Transcribe the listing in full, excluding any pictures.
..............................
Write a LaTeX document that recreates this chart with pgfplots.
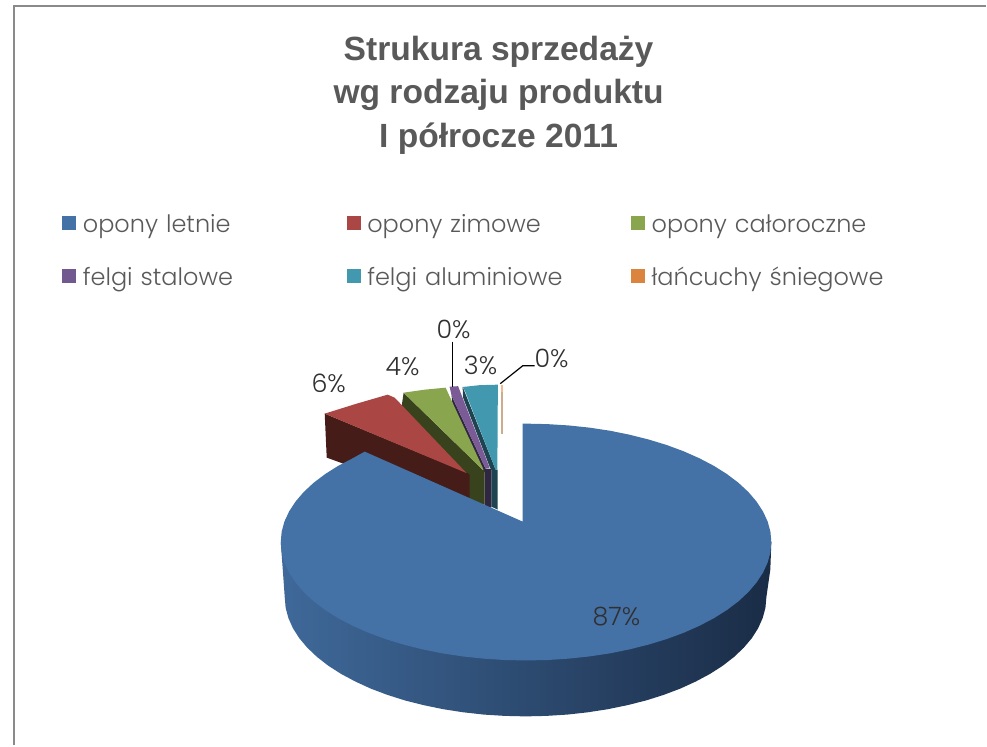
\documentclass[border=0pt]{standalone}
\usepackage{fontspec}
\setmainfont{Liberation Sans}
\newfontfamily\gothic{Poppins Light}
\usepackage{pgfplots}
\pgfplotsset{compat=1.18}
\definecolor{tt}{HTML}{595959}
\definecolor{lb}{HTML}{303030}
\definecolor{frame}{HTML}{8A8A8A}
\definecolor{cblue}{HTML}{4471A6}
\definecolor{cred}{HTML}{AA4643}
\definecolor{cgreen}{HTML}{89A54E}
\definecolor{cpurple}{HTML}{71588F}
\definecolor{cteal}{HTML}{4198AF}
\definecolor{corange}{HTML}{DB843D}
\definecolor{rimL}{RGB}{63,105,154}
\definecolor{rimM}{RGB}{42,70,104}
\definecolor{rimR}{RGB}{26,44,70}
\newcommand\poly[2]{\addplot[forget plot,fill=#1,draw=none] coordinates {#2};}
\begin{document}
\begin{tikzpicture}
\begin{axis}[
  scale only axis, width=740.25pt, height=559.5pt,
  at={(0,0)}, anchor=south west,
  xmin=0, xmax=987, ymin=0, ymax=746, y dir=reverse,
  hide axis, clip=false,
  legend columns=3,
  legend cell align=left,
  legend image code/.code={\fill[#1,draw=none] (0pt,-1.5pt) rectangle (10.5pt,9pt);},
  legend style={draw=none,fill=none,at={(axis cs:62,216)},anchor=north west,inner sep=0pt,
    font=\gothic\fontsize{18}{20}\selectfont,text=tt,
    nodes={inner sep=0pt,text width=198pt,text height=10pt,text depth=3pt},
    /tikz/every odd column/.append style={column sep=5pt},
    /tikz/row sep=24.25pt},
  title={Strukura sprzedaży\\wg rodzaju produktu\\I półrocze 2011},
  title style={at={(axis cs:499,103)},anchor=center,align=center,text=tt,
    font=\bfseries\fontsize{25.2}{32.6}\selectfont},
]
\addlegendimage{fill=cblue}
\addlegendimage{fill=cred}
\addlegendimage{fill=cgreen}
\addlegendimage{fill=cpurple}
\addlegendimage{fill=cteal}
\addlegendimage{fill=corange}
\addlegendentry{opony letnie}
\addlegendentry{opony zimowe}
\addlegendentry{opony całoroczne}
\addlegendentry{felgi stalowe}
\addlegendentry{felgi aluminiowe}
\addlegendentry{łańcuchy śniegowe}

% frame
\addplot[forget plot,draw=frame,line width=1.3pt] coordinates {(14,746)(14,6)(987,6)};
\path (axis cs:0,0) rectangle (axis cs:987,746);

% orange slice (0%)
\poly{{rgb,255:red,205;green,172;blue,142}}{(501,386)(503.6,386)(503.6,434)(501,434)}
\poly{{rgb,255:red,240;green,185;blue,142}}{(501,385)(503.6,385)(503.6,392)(501,392)}
% teal slice (3%)
\poly{{rgb,255:red,29;green,68;blue,80}}{(463,387)(496,470)(498,470)(498,510)(491.7,507)(491.7,470)(490,467)(463.5,398)}
\poly{cteal}{(463.3,387.3)(480,385.5)(498.3,385)(497.8,470)(496,470)(466,393)}
% purple slice (0%)
\poly{{rgb,255:red,47;green,38;blue,65}}{(452,396)(486,469)(491.7,469)(491.7,508)(485,508)(485,473)(453,406)}
\poly{{rgb,255:red,123;green,91;blue,150}}{(450,387)(458.5,386.5)(490,468)(486,469)(452,396)}
% green slice (4%)
\poly{{rgb,255:red,56;green,66;blue,28}}{(404,393)(408,397)(483,470)(485,470)(485,505)(465,505)(400,420)}
\poly{cgreen}{(404,393)(425,390)(446,388)(484,470)(483,470)(408,397)}
% red slice (6%)
\poly{{rgb,255:red,69;green,28;blue,24}}{(325,414)(467,473)(470,475)(470,505)(360,470)(327,458)}
\poly{cred}{(325,414)(357,404)(388,395)(395,398)(467,473.5)}

% blue slice (87%): rim
\addplot[forget plot,draw=none,left color=rimL,middle color=rimM,right color=rimR] coordinates {(281,542.5)(526,600)(772,542.5)(771,570)(767,598)(766.1,608.4)(763.3,618.7)(758.8,628.8)(752.5,638.7)(744.4,648.3)(734.7,657.5)(723.4,666.3)(710.6,674.5)(696.4,682.1)(680.9,689.2)(664.2,695.5)(646.5,701.1)(627.8,705.8)(608.4,709.8)(588.4,712.9)(567.8,715.2)(547,716.5)(526,717)(505,716.5)(484.2,715.2)(463.6,712.9)(443.6,709.8)(424.2,705.8)(405.5,701.1)(387.8,695.5)(371.1,689.2)(355.6,682.1)(341.4,674.5)(328.6,666.3)(317.3,657.5)(307.6,648.3)(299.5,638.7)(293.2,628.8)(288.7,618.7)(285.9,608.4)(285,598)(283,570)};
% blue slice: top face
\poly{cblue}{(523,522)(523,424)(526.5,424)(547.9,424.5)(569.1,425.8)(590,428)(610.5,431.1)(630.2,435.1)(649.3,439.9)(667.3,445.4)(684.3,451.7)(700.1,458.7)(714.6,466.3)(727.6,474.5)(739.1,483.2)(749,492.4)(757.2,502)(763.6,511.8)(768.3,521.9)(771.1,532.2)(772,542.5)(771.1,552.8)(768.3,563.1)(763.6,573.2)(757.2,583)(749,592.6)(739.1,601.8)(727.6,610.5)(714.6,618.7)(700.1,626.3)(684.3,633.3)(667.3,639.6)(649.3,645.1)(630.2,649.9)(610.5,653.9)(590,657)(569.1,659.2)(547.9,660.6)(526.5,661)(505.1,660.6)(483.9,659.2)(463,657)(442.5,653.9)(422.8,649.9)(403.7,645.1)(385.7,639.6)(368.7,633.3)(352.9,626.3)(338.4,618.7)(325.4,610.5)(313.9,601.8)(304,592.6)(295.8,583)(289.4,573.2)(284.7,563.1)(281.9,552.8)(281,542.5)(281.9,532.2)(284.7,521.9)(289.4,511.8)(295.8,502)(304,492.4)(313.9,483.2)(325.4,474.5)(338.4,466.3)(352.9,458.7)(365,452)}

% leader lines
\addplot[forget plot,black,line width=1.1pt] coordinates {(452.7,342)(452.7,387)};
\addplot[forget plot,black,line width=.9pt] coordinates {(500.7,384)(523.3,366)(535,366)};

% data labels
\node[text=lb,font=\gothic\fontsize{19}{20}\selectfont] at (axis cs:617,617) {87\%};
\node[text=lb,font=\gothic\fontsize{19}{20}\selectfont] at (axis cs:329,384) {6\%};
\node[text=lb,font=\gothic\fontsize{19}{20}\selectfont] at (axis cs:403,367) {4\%};
\node[text=lb,font=\gothic\fontsize{19}{20}\selectfont] at (axis cs:454,330) {0\%};
\node[text=lb,font=\gothic\fontsize{19}{20}\selectfont] at (axis cs:481,366) {3\%};
\node[text=lb,font=\gothic\fontsize{19}{20}\selectfont] at (axis cs:552,359) {0\%};
\end{axis}
\end{tikzpicture}
\end{document}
..............................
RIGHT ANSWER:
Write a LaTeX document that recreates this chart with pgfplots.
\documentclass[border=0pt]{standalone}
\usepackage{fontspec}
\setmainfont{Liberation Sans}
\newfontfamily\gothic{Poppins Light}
\usepackage{pgfplots}
\pgfplotsset{compat=1.18}
\definecolor{tt}{HTML}{595959}
\definecolor{lb}{HTML}{303030}
\definecolor{frame}{HTML}{8A8A8A}
\definecolor{cblue}{HTML}{4471A6}
\definecolor{cred}{HTML}{AA4643}
\definecolor{cgreen}{HTML}{89A54E}
\definecolor{cpurple}{HTML}{71588F}
\definecolor{cteal}{HTML}{4198AF}
\definecolor{corange}{HTML}{DB843D}
\definecolor{rimL}{RGB}{63,105,154}
\definecolor{rimM}{RGB}{42,70,104}
\definecolor{rimR}{RGB}{26,44,70}
\newcommand\poly[2]{\addplot[forget plot,fill=#1,draw=none] coordinates {#2};}
\begin{document}
\begin{tikzpicture}
\begin{axis}[
  scale only axis, width=740.25pt, height=559.5pt,
  at={(0,0)}, anchor=south west,
  xmin=0, xmax=987, ymin=0, ymax=746, y dir=reverse,
  hide axis, clip=false,
  legend columns=3,
  legend cell align=left,
  legend image code/.code={\fill[#1,draw=none] (0pt,-1.5pt) rectangle (10.5pt,9pt);},
  legend style={draw=none,fill=none,at={(axis cs:62,216)},anchor=north west,inner sep=0pt,
    font=\gothic\fontsize{18}{20}\selectfont,text=tt,
    nodes={inner sep=0pt,text width=198pt,text height=10pt,text depth=3pt},
    /tikz/every odd column/.append style={column sep=5pt},
    /tikz/row sep=24.25pt},
  title={Strukura sprzedaży\\wg rodzaju produktu\\I półrocze 2011},
  title style={at={(axis cs:499,103)},anchor=center,align=center,text=tt,
    font=\bfseries\fontsize{25.2}{32.6}\selectfont},
]
\addlegendimage{fill=cblue}
\addlegendimage{fill=cred}
\addlegendimage{fill=cgreen}
\addlegendimage{fill=cpurple}
\addlegendimage{fill=cteal}
\addlegendimage{fill=corange}
\addlegendentry{opony letnie}
\addlegendentry{opony zimowe}
\addlegendentry{opony całoroczne}
\addlegendentry{felgi stalowe}
\addlegendentry{felgi aluminiowe}
\addlegendentry{łańcuchy śniegowe}

% frame
\addplot[forget plot,draw=frame,line width=1.3pt] coordinates {(14,746)(14,6)(987,6)};
\path (axis cs:0,0) rectangle (axis cs:987,746);

% orange slice (0%)
\poly{{rgb,255:red,205;green,172;blue,142}}{(501,386)(503.6,386)(503.6,434)(501,434)}
\poly{{rgb,255:red,240;green,185;blue,142}}{(501,385)(503.6,385)(503.6,392)(501,392)}
% teal slice (3%)
\poly{{rgb,255:red,29;green,68;blue,80}}{(463,387)(496,470)(498,470)(498,510)(491.7,507)(491.7,470)(490,467)(463.5,398)}
\poly{cteal}{(463.3,387.3)(480,385.5)(498.3,385)(497.8,470)(496,470)(466,393)}
% purple slice (0%)
\poly{{rgb,255:red,47;green,38;blue,65}}{(452,396)(486,469)(491.7,469)(491.7,508)(485,508)(485,473)(453,406)}
\poly{{rgb,255:red,123;green,91;blue,150}}{(450,387)(458.5,386.5)(490,468)(486,469)(452,396)}
% green slice (4%)
\poly{{rgb,255:red,56;green,66;blue,28}}{(404,393)(408,397)(483,470)(485,470)(485,505)(465,505)(400,420)}
\poly{cgreen}{(404,393)(425,390)(446,388)(484,470)(483,470)(408,397)}
% red slice (6%)
\poly{{rgb,255:red,69;green,28;blue,24}}{(325,414)(467,473)(470,475)(470,505)(360,470)(327,458)}
\poly{cred}{(325,414)(357,404)(388,395)(395,398)(467,473.5)}

% blue slice (87%): rim
\addplot[forget plot,draw=none,left color=rimL,middle color=rimM,right color=rimR] coordinates {(281,542.5)(526,600)(772,542.5)(771,570)(767,598)(766.1,608.4)(763.3,618.7)(758.8,628.8)(752.5,638.7)(744.4,648.3)(734.7,657.5)(723.4,666.3)(710.6,674.5)(696.4,682.1)(680.9,689.2)(664.2,695.5)(646.5,701.1)(627.8,705.8)(608.4,709.8)(588.4,712.9)(567.8,715.2)(547,716.5)(526,717)(505,716.5)(484.2,715.2)(463.6,712.9)(443.6,709.8)(424.2,705.8)(405.5,701.1)(387.8,695.5)(371.1,689.2)(355.6,682.1)(341.4,674.5)(328.6,666.3)(317.3,657.5)(307.6,648.3)(299.5,638.7)(293.2,628.8)(288.7,618.7)(285.9,608.4)(285,598)(283,570)};
% blue slice: top face
\poly{cblue}{(523,522)(523,424)(526.5,424)(547.9,424.5)(569.1,425.8)(590,428)(610.5,431.1)(630.2,435.1)(649.3,439.9)(667.3,445.4)(684.3,451.7)(700.1,458.7)(714.6,466.3)(727.6,474.5)(739.1,483.2)(749,492.4)(757.2,502)(763.6,511.8)(768.3,521.9)(771.1,532.2)(772,542.5)(771.1,552.8)(768.3,563.1)(763.6,573.2)(757.2,583)(749,592.6)(739.1,601.8)(727.6,610.5)(714.6,618.7)(700.1,626.3)(684.3,633.3)(667.3,639.6)(649.3,645.1)(630.2,649.9)(610.5,653.9)(590,657)(569.1,659.2)(547.9,660.6)(526.5,661)(505.1,660.6)(483.9,659.2)(463,657)(442.5,653.9)(422.8,649.9)(403.7,645.1)(385.7,639.6)(368.7,633.3)(352.9,626.3)(338.4,618.7)(325.4,610.5)(313.9,601.8)(304,592.6)(295.8,583)(289.4,573.2)(284.7,563.1)(281.9,552.8)(281,542.5)(281.9,532.2)(284.7,521.9)(289.4,511.8)(295.8,502)(304,492.4)(313.9,483.2)(325.4,474.5)(338.4,466.3)(352.9,458.7)(365,452)}

% leader lines
\addplot[forget plot,black,line width=1.1pt] coordinates {(452.7,342)(452.7,387)};
\addplot[forget plot,black,line width=.9pt] coordinates {(500.7,384)(523.3,366)(535,366)};

% data labels
\node[text=lb,font=\gothic\fontsize{19}{20}\selectfont] at (axis cs:617,617) {87\%};
\node[text=lb,font=\gothic\fontsize{19}{20}\selectfont] at (axis cs:329,384) {6\%};
\node[text=lb,font=\gothic\fontsize{19}{20}\selectfont] at (axis cs:403,367) {4\%};
\node[text=lb,font=\gothic\fontsize{19}{20}\selectfont] at (axis cs:454,330) {0\%};
\node[text=lb,font=\gothic\fontsize{19}{20}\selectfont] at (axis cs:481,366) {3\%};
\node[text=lb,font=\gothic\fontsize{19}{20}\selectfont] at (axis cs:552,359) {0\%};
\end{axis}
\end{tikzpicture}
\end{document}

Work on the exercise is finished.